= Dataset section =
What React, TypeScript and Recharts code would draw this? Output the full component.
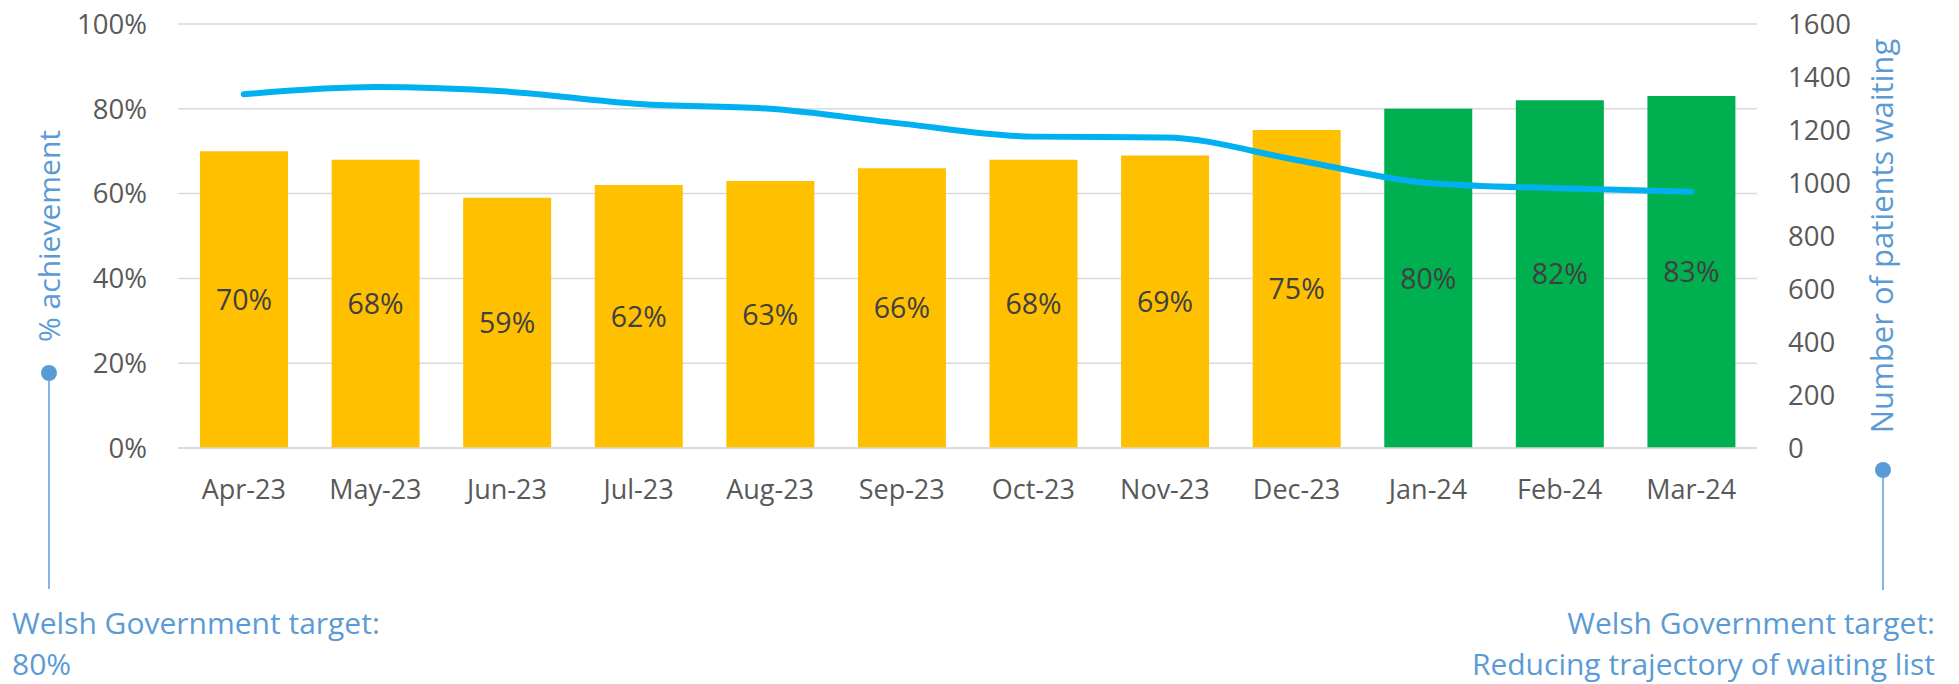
import { ComposedChart, Bar, Line, XAxis, YAxis, CartesianGrid, Cell, LabelList } from 'recharts'

const months = ['Apr-23', 'May-23', 'Jun-23', 'Jul-23', 'Aug-23', 'Sep-23', 'Oct-23', 'Nov-23', 'Dec-23', 'Jan-24', 'Feb-24', 'Mar-24']
const achievement = [70, 68, 59, 62, 63, 66, 68, 69, 75, 80, 82, 83]
const waiting = [1335, 1362, 1345, 1298, 1280, 1224, 1175, 1172, 1087, 1000, 980, 967]
const pctTicks = [0, 20, 40, 60, 80, 100]
const countTicks = [0, 200, 400, 600, 800, 1000, 1200, 1400, 1600]
const target = 80

const data = months.map((m, i) => ({ month: m, pct: achievement[i], waiting: waiting[i] }))

const FONT = '"Open Sans", "Noto Sans", sans-serif'
const GREY = '#595959'
const BLUE_TXT = '#5B9BD5'

export default function App() {
    return (
        <div style={{ position: 'absolute', left: 0, top: 0, width: 1959, height: 684, background: '#fff', fontFamily: FONT }}>
            <ComposedChart width={1959} height={684} data={data} margin={{ top: 24, right: 0, bottom: 0, left: 0 }}>
                <CartesianGrid yAxisId="left" vertical={false} stroke="#D9D9D9" strokeWidth={1.5} />
                <XAxis
                    dataKey="month"
                    axisLine={{ stroke: '#D9D9D9', strokeWidth: 1.5 }}
                    tickLine={false}
                    tickMargin={26}
                    tick={{ fill: GREY, fontSize: 27, fontFamily: FONT }}
                    interval={0}
                    height={236}
                />
                <YAxis
                    yAxisId="left"
                    width={178}
                    domain={[0, 100]}
                    ticks={pctTicks}
                    tickFormatter={(v) => `${v}%`}
                    axisLine={false}
                    tickLine={false}
                    tickMargin={25}
                    interval={0}
                    tick={{ fill: GREY, fontSize: 27.5, fontFamily: FONT }}
                />
                <YAxis
                    yAxisId="right"
                    orientation="right"
                    width={202}
                    domain={[0, 1600]}
                    ticks={countTicks}
                    axisLine={false}
                    tickLine={false}
                    tickMargin={25}
                    interval={0}
                    tick={{ fill: GREY, fontSize: 27.5, fontFamily: FONT }}
                />
                <Bar yAxisId="left" dataKey="pct" barSize={88} isAnimationActive={false}>
                    {data.map((d, i) => (
                        <Cell key={i} fill={d.pct >= target ? '#00B050' : '#FFC000'} />
                    ))}
                    <LabelList
                        dataKey="pct"
                        position="center"
                        formatter={(v: any) => `${v}%`}
                        style={{ fill: '#404040', fontSize: 28.5, fontFamily: FONT }}
                    />
                </Bar>
                <Line
                    yAxisId="right"
                    type="monotone"
                    dataKey="waiting"
                    stroke="#00B0F0"
                    strokeWidth={6}
                    strokeLinecap="round"
                    dot={false}
                    activeDot={false}
                    isAnimationActive={false}
                />
            </ComposedChart>
            <svg width={1959} height={684} style={{ position: 'absolute', left: 0, top: 0, pointerEvents: 'none' }}>
                <g fontFamily={FONT} fill={BLUE_TXT}>
                    <text x={49} y={236} dy="0.35em" fontSize={30} textAnchor="middle" transform="rotate(-90 49 236)">% achievement</text>
                    <text x={1882} y={236} dy="0.35em" fontSize={31} textAnchor="middle" transform="rotate(-90 1882 236)">Number of patients waiting</text>
                    <line x1={49} y1={373} x2={49} y2={589} stroke={BLUE_TXT} strokeWidth={1.5} />
                    <circle cx={49} cy={373} r={8} />
                    <line x1={1883} y1={470} x2={1883} y2={590} stroke={BLUE_TXT} strokeWidth={1.5} />
                    <circle cx={1883} cy={470} r={8} />
                    <text x={12} y={634} fontSize={30}>Welsh Government target:</text>
                    <text x={12} y={675} fontSize={30}>{`${target}%`}</text>
                    <text x={1935} y={634} fontSize={30} textAnchor="end">Welsh Government target:</text>
                    <text x={1935} y={675} fontSize={30} textAnchor="end">Reducing trajectory of waiting list</text>
                </g>
            </svg>
        </div>
    )
}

= What you should do =
Copy the whole listing above word for word but do not carry over the pictures.

= Exercise output =
What React, TypeScript and Recharts code would draw this? Output the full component.
import { ComposedChart, Bar, Line, XAxis, YAxis, CartesianGrid, Cell, LabelList } from 'recharts'

const months = ['Apr-23', 'May-23', 'Jun-23', 'Jul-23', 'Aug-23', 'Sep-23', 'Oct-23', 'Nov-23', 'Dec-23', 'Jan-24', 'Feb-24', 'Mar-24']
const achievement = [70, 68, 59, 62, 63, 66, 68, 69, 75, 80, 82, 83]
const waiting = [1335, 1362, 1345, 1298, 1280, 1224, 1175, 1172, 1087, 1000, 980, 967]
const pctTicks = [0, 20, 40, 60, 80, 100]
const countTicks = [0, 200, 400, 600, 800, 1000, 1200, 1400, 1600]
const target = 80

const data = months.map((m, i) => ({ month: m, pct: achievement[i], waiting: waiting[i] }))

const FONT = '"Open Sans", "Noto Sans", sans-serif'
const GREY = '#595959'
const BLUE_TXT = '#5B9BD5'

export default function App() {
    return (
        <div style={{ position: 'absolute', left: 0, top: 0, width: 1959, height: 684, background: '#fff', fontFamily: FONT }}>
            <ComposedChart width={1959} height={684} data={data} margin={{ top: 24, right: 0, bottom: 0, left: 0 }}>
                <CartesianGrid yAxisId="left" vertical={false} stroke="#D9D9D9" strokeWidth={1.5} />
                <XAxis
                    dataKey="month"
                    axisLine={{ stroke: '#D9D9D9', strokeWidth: 1.5 }}
                    tickLine={false}
                    tickMargin={26}
                    tick={{ fill: GREY, fontSize: 27, fontFamily: FONT }}
                    interval={0}
                    height={236}
                />
                <YAxis
                    yAxisId="left"
                    width={178}
                    domain={[0, 100]}
                    ticks={pctTicks}
                    tickFormatter={(v) => `${v}%`}
                    axisLine={false}
                    tickLine={false}
                    tickMargin={25}
                    interval={0}
                    tick={{ fill: GREY, fontSize: 27.5, fontFamily: FONT }}
                />
                <YAxis
                    yAxisId="right"
                    orientation="right"
                    width={202}
                    domain={[0, 1600]}
                    ticks={countTicks}
                    axisLine={false}
                    tickLine={false}
                    tickMargin={25}
                    interval={0}
                    tick={{ fill: GREY, fontSize: 27.5, fontFamily: FONT }}
                />
                <Bar yAxisId="left" dataKey="pct" barSize={88} isAnimationActive={false}>
                    {data.map((d, i) => (
                        <Cell key={i} fill={d.pct >= target ? '#00B050' : '#FFC000'} />
                    ))}
                    <LabelList
                        dataKey="pct"
                        position="center"
                        formatter={(v: any) => `${v}%`}
                        style={{ fill: '#404040', fontSize: 28.5, fontFamily: FONT }}
                    />
                </Bar>
                <Line
                    yAxisId="right"
                    type="monotone"
                    dataKey="waiting"
                    stroke="#00B0F0"
                    strokeWidth={6}
                    strokeLinecap="round"
                    dot={false}
                    activeDot={false}
                    isAnimationActive={false}
                />
            </ComposedChart>
            <svg width={1959} height={684} style={{ position: 'absolute', left: 0, top: 0, pointerEvents: 'none' }}>
                <g fontFamily={FONT} fill={BLUE_TXT}>
                    <text x={49} y={236} dy="0.35em" fontSize={30} textAnchor="middle" transform="rotate(-90 49 236)">% achievement</text>
                    <text x={1882} y={236} dy="0.35em" fontSize={31} textAnchor="middle" transform="rotate(-90 1882 236)">Number of patients waiting</text>
                    <line x1={49} y1={373} x2={49} y2={589} stroke={BLUE_TXT} strokeWidth={1.5} />
                    <circle cx={49} cy={373} r={8} />
                    <line x1={1883} y1={470} x2={1883} y2={590} stroke={BLUE_TXT} strokeWidth={1.5} />
                    <circle cx={1883} cy={470} r={8} />
                    <text x={12} y={634} fontSize={30}>Welsh Government target:</text>
                    <text x={12} y={675} fontSize={30}>{`${target}%`}</text>
                    <text x={1935} y={634} fontSize={30} textAnchor="end">Welsh Government target:</text>
                    <text x={1935} y={675} fontSize={30} textAnchor="end">Reducing trajectory of waiting list</text>
                </g>
            </svg>
        </div>
    )
}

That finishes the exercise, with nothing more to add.